Galerkin and Spectral Methods: Fractional Grönwall inequalities undergird stability and convergence of spectral discretization for both linear and nonlinear subdiffusion (Yang et al., 2019).

6. Analytical Results, Decay Rates, and Critical Phenomena

In $\mathbb{R}^d$ , decay rates for the Cauchy problem are governed by the order $\alpha$ and spatial dimension $d$ :

The fundamental solution decays as $t^{-\alpha d/2}$ in $L^r$ norms, with critical dimension phenomena: above a threshold, the decay saturates at $O(t^{-\alpha})$ (Kemppainen et al., 2014).
Pointwise kernel estimates distinguish ‘inner’ ( $|x|^2 \le t^\alpha$ ) and ‘outer’ ( $|x|^2 \gg t^\alpha$ ) regimes, with transition regions governed by subordination from a Gaussian kernel.
Energy methods and Fourier-multiplier approaches yield optimal and robust decay estimates, respectively, with physical consequences for long-time relaxation and asymptotic profile sharpness.

7. Inverse Problems, Uniqueness, and Well-Posedness

Identification of the fractional order or coefficients in subdiffusion is possible using overposed data (e.g., observation of certain functionals at fixed time). Representing the solution in eigenfunction-Mittag–Leffler series, one can prove uniqueness and develop efficient numerical schemes for order recovery via nonlinear equation inversion (Ashurov et al., 2020, Ashurov et al., 7 Nov 2025).

Backward (in time) problems for the subdiffusion equation are severely ill-posed in all classical norms, but conditional stability results can be derived in strong (Sobolev-type) spaces for sufficiently regular target and source data (Alimov et al., 2021).
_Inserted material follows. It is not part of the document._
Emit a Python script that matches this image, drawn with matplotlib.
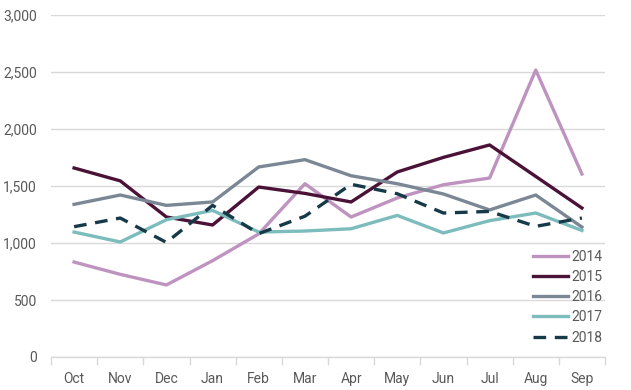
import matplotlib
matplotlib.use("Agg")
import matplotlib.pyplot as plt
from matplotlib import font_manager

months = ["Oct", "Nov", "Dec", "Jan", "Feb", "Mar", "Apr", "May", "Jun", "Jul", "Aug", "Sep"]
s2014 = [833, 725, 632, 845, 1080, 1520, 1228, 1395, 1511, 1570, 2517, 1605]
s2015 = [1658, 1545, 1228, 1158, 1491, 1435, 1360, 1623, 1751, 1860, 1584, 1307]
s2016 = [1339, 1421, 1330, 1360, 1667, 1731, 1590, 1520, 1430, 1290, 1421, 1140]
s2017 = [1096, 1009, 1204, 1286, 1096, 1105, 1125, 1242, 1088, 1196, 1263, 1110]
s2018 = [1143, 1219, 1005, 1330, 1082, 1235, 1515, 1432, 1263, 1277, 1146, 1219]
yticks = [0, 500, 1000, 1500, 2000, 2500, 3000]

names = {f.name for f in font_manager.fontManager.ttflist}
fam = "Liberation Sans Narrow" if "Liberation Sans Narrow" in names else "Roboto"
plt.rcParams["font.family"] = [fam, "DejaVu Sans"]

fig = plt.figure(figsize=(6.31, 3.90), dpi=100)
ax = fig.add_axes([51/631, 1-357/390, (605-51)/631, (357-15)/390])

x = list(range(len(months)))
lw = 2.4
ax.plot(x, s2014, color="#bf93bf", lw=lw, label="2014")
ax.plot(x, s2015, color="#4a1236", lw=lw, label="2015")
ax.plot(x, s2016, color="#7c8796", lw=lw, label="2016")
ax.plot(x, s2017, color="#7dbcbc", lw=lw, label="2017")
ax.plot(x, s2018, color="#163a48", lw=lw, label="2018", dashes=(3.8, 2.6))

ax.set_xlim(-0.5, len(months) - 0.5)
ax.set_ylim(0, 3000)
ax.set_yticks(yticks)
ax.set_yticklabels([f"{v:,}" for v in yticks])
ax.set_xticks(x)
ax.set_xticklabels(months)
ax.set_xticks([i - 0.5 for i in range(len(months) + 1)], minor=True)
ax.tick_params(axis="x", which="major", length=0, pad=11, labelsize=10, labelcolor="#595959")
ax.tick_params(axis="x", which="minor", length=6, color="#d9d9d9", width=1)
ax.tick_params(axis="y", length=0, pad=10, labelsize=10, labelcolor="#595959")
ax.grid(axis="y", color="#d9d9d9", lw=1)
ax.set_axisbelow(True)
for s in ["top", "right", "left"]:
    ax.spines[s].set_visible(False)
ax.spines["bottom"].set_color("#d9d9d9")
ax.spines["bottom"].set_linewidth(1)

leg = ax.legend(loc="lower right", bbox_to_anchor=(1.005, 0.02), frameon=False,
                handlelength=2.5, handletextpad=0.25, labelspacing=0.45,
                fontsize=10, borderaxespad=0.0)
for t in leg.get_texts():
    t.set_color("#595959")

fig.savefig("out.png", dpi=100)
The time fractional subdiffusion equation, in both its classical and generalized forms, provides a rigorous and flexible mathematical structure for modeling a broad spectrum of anomalously slow transport phenomena, connecting deterministic and stochastic viewpoints, and supporting both analytical and computational inquiry across physics, engineering, and applied mathematics (Hristov, 2010, Hristov, 2011, Kosztołowicz et al., 2022, Nichols et al., 2017, Kemppainen et al., 2014).